The process to prepare and submit a patent application typically takes between four and eight weeks from the date that the inventors describe their idea to the company’s patent counsel. After the application is filed, it takes an average of two to three years for examination and, hopefully, issuance of an enforceable patent.
Patent applicants in the digital health space do not need to try to identify existing patents related to the technology they seek to patent themselves, for several reasons:
- It is the responsibility of the USPTO, not the applicant, to perform a search for related patents.
- The cost of such a search typically exceeds the cost of preparing and filing the application itself.
- The wide variance in how different inventors may describe the same technology makes it difficult to formulate effective search terms and therefore unlikely that the applicant would find any relevant patents.
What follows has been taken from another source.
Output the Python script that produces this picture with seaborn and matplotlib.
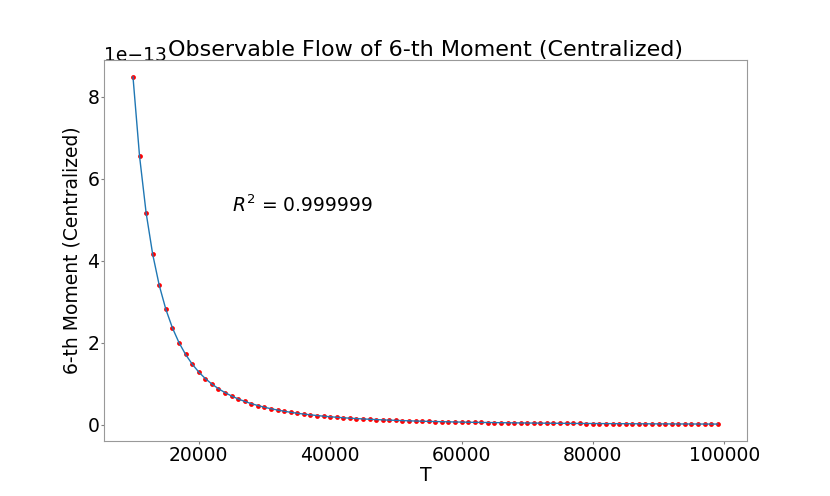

- A search may put the applicant on notice of potentially problematic patents (for treble damages during any potential future unfavorable patent infringement outcome) and patents unrelated to the technology the applicant wishes to pursue for patent protection.
If the USPTO agrees, after examination, that the patent application claims technology that is eligible for patenting and is “new” in view of existing technologies, it will issue an enforceable patent. The “newness” determination involves an analysis of whether the claimed technology is both novel and not obvious in view of combinations of relevant existing technology that the USPTO identifies and asserts against the patent applicant. It usually takes three to six rounds of negotiation (office actions and responses to office actions) between the USPTO and the applicant’s patent counsel over the course of two to three years before a patent is issued.
A patent owner’s monopoly right to stop others from making, using or selling its invention typically has four categories of benefits:
- The company can use the patent defensively to discourage a competitor from asserting its patents against the company, and to facilitate negotiations if the competitor does assert its patents. In this instance, the company’s patents should relate to the competitor as much as the competitor’s patents relate to the company.
- A patent can be used offensively to stop a competitor from ripping off a company’s technology once it is public, or to force the competitor to pay licensing fees to use that technology.
- A patent can be used to attract investment and funding by venture capital firms when the company is private and growing, and can increase the value of the company should it go public. For example, a 2012 study by Diego Useche found that a software company raises on average an extra $1.1 million in the United States for each additional patent application prior to an IPO.
- A patent can bolster the company’s reputation as an innovator in its field, which helps attract talent to the company.
From attracting investors, protecting innovations and building a competitive edge, a robust patent strategy can benefit digital health companies at every stage of the development process.